Earlier I made a latte before lounging in my ergonomic chair WITH WHEELS and wrote an email like an absolute wanker, but that’s fine, it’s totally acceptable in a business consultancy to talk like a wanker. It’s often encouraged. I get to talk endlessly about “business”, even though I’m totally unqualified and know fuck all about “business” then send more emails using a company signature to my unemployed friends.

It’s not all vanilla slices and sodomy though, I’ve also learnt quite a bit… Like what to do when Microsoft Office starts ruining your life by reformatting everything or how to secretly write a blog entry. I now know that ‘Business’ is all about finding them, fucking them… and then fucking them again, but in the ass this time… Or so my boss tells me. Working a full week does have its cons, I’ve lost most of my overwhelming hatred for world as a consequence of my summer “pretend to be an adult” internship, or more accurately the hatred has since taken the form of quiet disappointment. I read this back and I notice a lack of passion and pretty sure I’m turning into a brain dead retard. My English has gone to shit since I moved up north, but I guess it’s my fault for being complacent and giving up on books and lectures.

Well whatever. I’ve literally just noticed that the guys at the Guardian are fucking cunts. Troy Davis was executed in Georgia and leading up to his demise the Guardian couldn’t get enough. There were live Twitter feeds, a flash and prominent spot on the website and the journa-loust seemed to be genuinely upset. A couple of hours after Davis kicks the bucket and he has lost his place to an advert for the guardians music website! Davis has been demoted I’m afraid.  I guess now that the guy has been dead a couple of hours it’s cold, I mean old, news. The guardian is now advertising their newly retuned music website. Whatever you fucking faggots. Talking of faggots why the hell is there a picture of five such faggots holding a surfing board? And why is this more important than a guy who was (potentially) innocent being executed in what appears to be an incredibly bigoted state? Brownie points to anyone that up to this point hadn’t immediately assumed that Davis was an African American. I’ll immediately detract those brownie points since that almost definitely means you don’t follow the news or know anything about Davis and his bucket kicking.

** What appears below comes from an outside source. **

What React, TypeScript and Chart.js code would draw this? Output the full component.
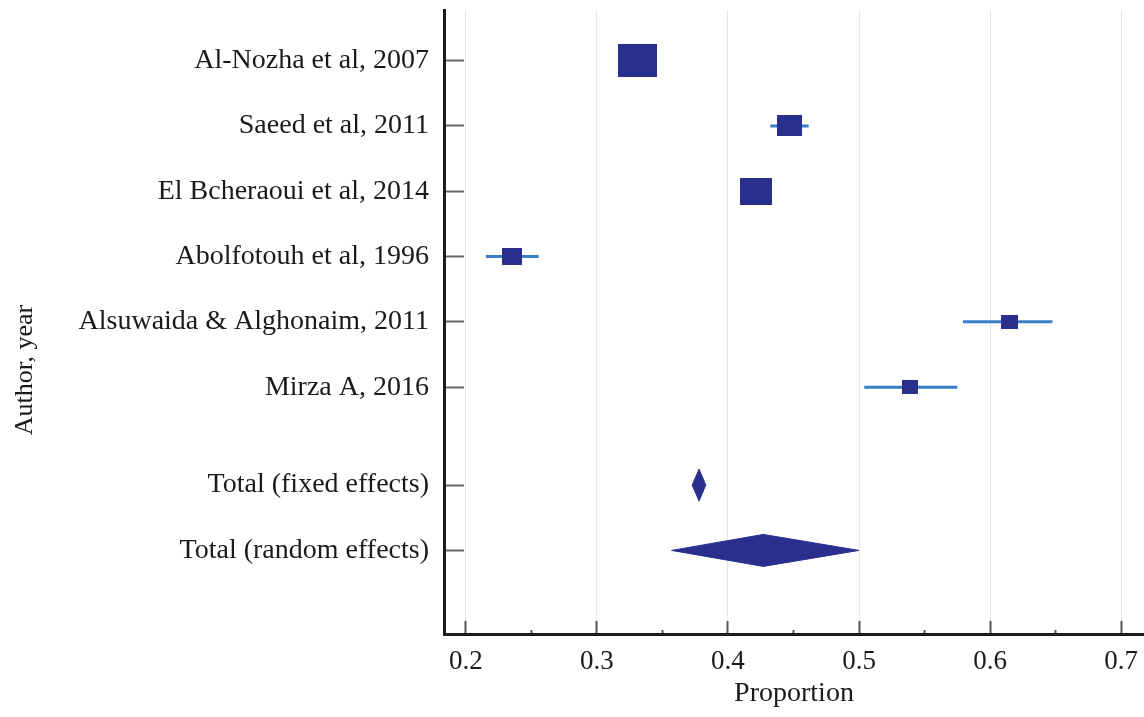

Today the Guardian has prioritised incorrectly yet again. Why is the satellite the last story on the home page? I couldn’t give a shit that the guardian is now “on facebook”. I want to know more about where this bus sized satellite is going to hit thanks. Though, nobody should worry because I’m pretty sure it’s going to hit Gadaffi in a “freak accident”. I wouldn’t put it pass the US to remotely instruct a satellite to crush a hidden Gadaffi and blame earth’s gravity. It’ a little disconcerting that  UK householders are being told that their household insurance policies are likely to protect against any damage caused by the flying debris… including stuff from space. Surely if it’s of little risk nobody needs to mention insurance?

Well that’s enough bullshit for the moment, I’m going to make a coffee and grab a custard tart.

Am I the only person eating popcorn & watching sky news live waiting for Al-Qaeda to retaliate?